L’ouvrage de Compagnon participe d’une certaine tendance actuelle à réhabiliter une pensée de droite ou, du moins, résistante aux idées de la gauche, comme plusieurs enquêtes sur les « nouveaux réactionnaires » l’ont récemment montré. Soixante et un ans après la libération d’Auschwitz, l’héritage que la gauche a légué de la catastrophe antimoderne de 1939-1945 s’effrite. Compagnon n’hésite pas, en dernier recours, à valoriser les antimodernes comme « réactionnaires de charme », et à revendiquer la liberté que porte en elle la critique antimoderne. Si l’on peut regretter dans cette « histoire des idées » l’absence d’une analyse des conditions matérielles et sociales qui nuancerait peut-être la notion de liberté, on reconnaît dans cet essai la puissance démonstrative d’une analyse fine et clairement argumentée d’un phénomène culturel de longue durée, qui fournit de nombreuses pistes pour aborder les grandes questions à la croisée du politique et du littéraire.
[1]. Yaël Dagan est l'auteur d'un bel essai sur la première période de la NRF (La NRF entre Guerre et Paix, 1914-1925, Tallandier, 2008).
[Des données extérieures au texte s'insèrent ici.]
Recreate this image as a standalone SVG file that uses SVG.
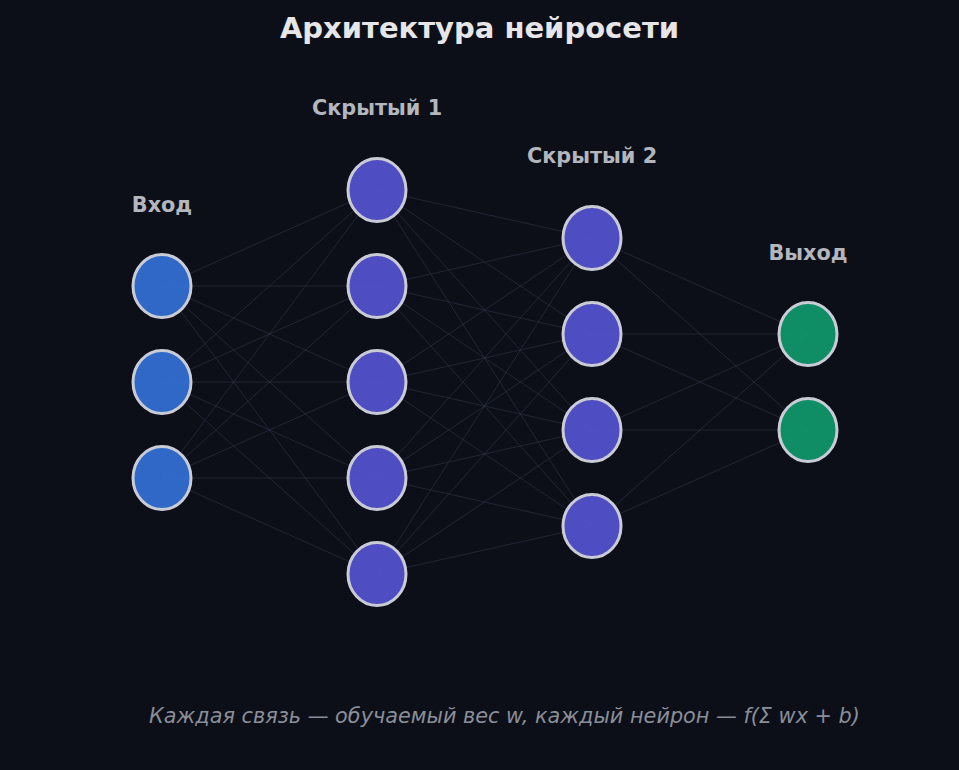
<svg xmlns="http://www.w3.org/2000/svg" width="959" height="770" viewBox="0 0 959 770">
<style>
.bg{fill:#0c0f18}
.ttl{font-family:"DejaVu Sans",sans-serif;font-weight:bold;font-size:29px;fill:#e6e6e8;text-anchor:middle}
.lbl{font-family:"DejaVu Sans",sans-serif;font-weight:bold;font-size:20.8px;fill:#b3b6bd;text-anchor:middle}
.foot{font-family:"DejaVu Sans",sans-serif;font-style:italic;font-size:20.8px;fill:#8a8e98;text-anchor:middle}
.e line{stroke:#3a4256;stroke-width:1;stroke-opacity:0.45}
.n{stroke:#c9ccd6;stroke-width:3;fill-opacity:0.92}
.in{fill:#3370d6}
.hd{fill:#5553d0}
.out{fill:#10996d}
</style>
<rect class="bg" x="0" y="0" width="959" height="770"/>
<text class="ttl" x="479.5" y="38">Архитектура нейросети</text>
<text class="lbl" x="162" y="212">Вход</text>
<text class="lbl" x="377" y="115">Скрытый 1</text>
<text class="lbl" x="592" y="163">Скрытый 2</text>
<text class="lbl" x="808" y="260">Выход</text>
<g id="connectors" class="e">
<line x1="162" y1="286" x2="377" y2="190"/><line x1="162" y1="286" x2="377" y2="286"/><line x1="162" y1="286" x2="377" y2="382"/><line x1="162" y1="286" x2="377" y2="478"/><line x1="162" y1="286" x2="377" y2="574"/>
<line x1="162" y1="382" x2="377" y2="190"/><line x1="162" y1="382" x2="377" y2="286"/><line x1="162" y1="382" x2="377" y2="382"/><line x1="162" y1="382" x2="377" y2="478"/><line x1="162" y1="382" x2="377" y2="574"/>
<line x1="162" y1="478" x2="377" y2="190"/><line x1="162" y1="478" x2="377" y2="286"/><line x1="162" y1="478" x2="377" y2="382"/><line x1="162" y1="478" x2="377" y2="478"/><line x1="162" y1="478" x2="377" y2="574"/>
<line x1="377" y1="190" x2="592" y2="238"/><line x1="377" y1="190" x2="592" y2="334"/><line x1="377" y1="190" x2="592" y2="430"/><line x1="377" y1="190" x2="592" y2="526"/>
<line x1="377" y1="286" x2="592" y2="238"/><line x1="377" y1="286" x2="592" y2="334"/><line x1="377" y1="286" x2="592" y2="430"/><line x1="377" y1="286" x2="592" y2="526"/>
<line x1="377" y1="382" x2="592" y2="238"/><line x1="377" y1="382" x2="592" y2="334"/><line x1="377" y1="382" x2="592" y2="430"/><line x1="377" y1="382" x2="592" y2="526"/>
<line x1="377" y1="478" x2="592" y2="238"/><line x1="377" y1="478" x2="592" y2="334"/><line x1="377" y1="478" x2="592" y2="430"/><line x1="377" y1="478" x2="592" y2="526"/>
<line x1="377" y1="574" x2="592" y2="238"/><line x1="377" y1="574" x2="592" y2="334"/><line x1="377" y1="574" x2="592" y2="430"/><line x1="377" y1="574" x2="592" y2="526"/>
<line x1="592" y1="238" x2="808" y2="334"/><line x1="592" y1="238" x2="808" y2="430"/>
<line x1="592" y1="334" x2="808" y2="334"/><line x1="592" y1="334" x2="808" y2="430"/>
<line x1="592" y1="430" x2="808" y2="334"/><line x1="592" y1="430" x2="808" y2="430"/>
<line x1="592" y1="526" x2="808" y2="334"/><line x1="592" y1="526" x2="808" y2="430"/>
</g>
<g id="in1"><ellipse class="n in" cx="162" cy="286" rx="29" ry="31.5"/></g>
<g id="in2"><ellipse class="n in" cx="162" cy="382" rx="29" ry="31.5"/></g>
<g id="in3"><ellipse class="n in" cx="162" cy="478" rx="29" ry="31.5"/></g>
<g id="h1a"><ellipse class="n hd" cx="377" cy="190" rx="29" ry="31.5"/></g>
<g id="h1b"><ellipse class="n hd" cx="377" cy="286" rx="29" ry="31.5"/></g>
<g id="h1c"><ellipse class="n hd" cx="377" cy="382" rx="29" ry="31.5"/></g>
<g id="h1d"><ellipse class="n hd" cx="377" cy="478" rx="29" ry="31.5"/></g>
<g id="h1e"><ellipse class="n hd" cx="377" cy="574" rx="29" ry="31.5"/></g>
<g id="h2a"><ellipse class="n hd" cx="592" cy="238" rx="29" ry="31.5"/></g>
<g id="h2b"><ellipse class="n hd" cx="592" cy="334" rx="29" ry="31.5"/></g>
<g id="h2c"><ellipse class="n hd" cx="592" cy="430" rx="29" ry="31.5"/></g>
<g id="h2d"><ellipse class="n hd" cx="592" cy="526" rx="29" ry="31.5"/></g>
<g id="out1"><ellipse class="n out" cx="808" cy="334" rx="29" ry="31.5"/></g>
<g id="out2"><ellipse class="n out" cx="808" cy="430" rx="29" ry="31.5"/></g>
<text class="foot" x="504.5" y="723">Каждая связь — обучаемый вес w, каждый нейрон — f(Σ wx + b)</text>
</svg>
Il y met bien en lumière les échanges passionnés qui opposèrent, au début du siècle dernier, l'équipe de la Revue Critique et celle d'André Gide sur les questions du « classicisme moderne » et du « nationalisme littéraire ». Questions qui étaient alors au coeur du débat moderne/antimoderne, et dont Antoine Compagnon fait, malheureusement, peu état dans son livre.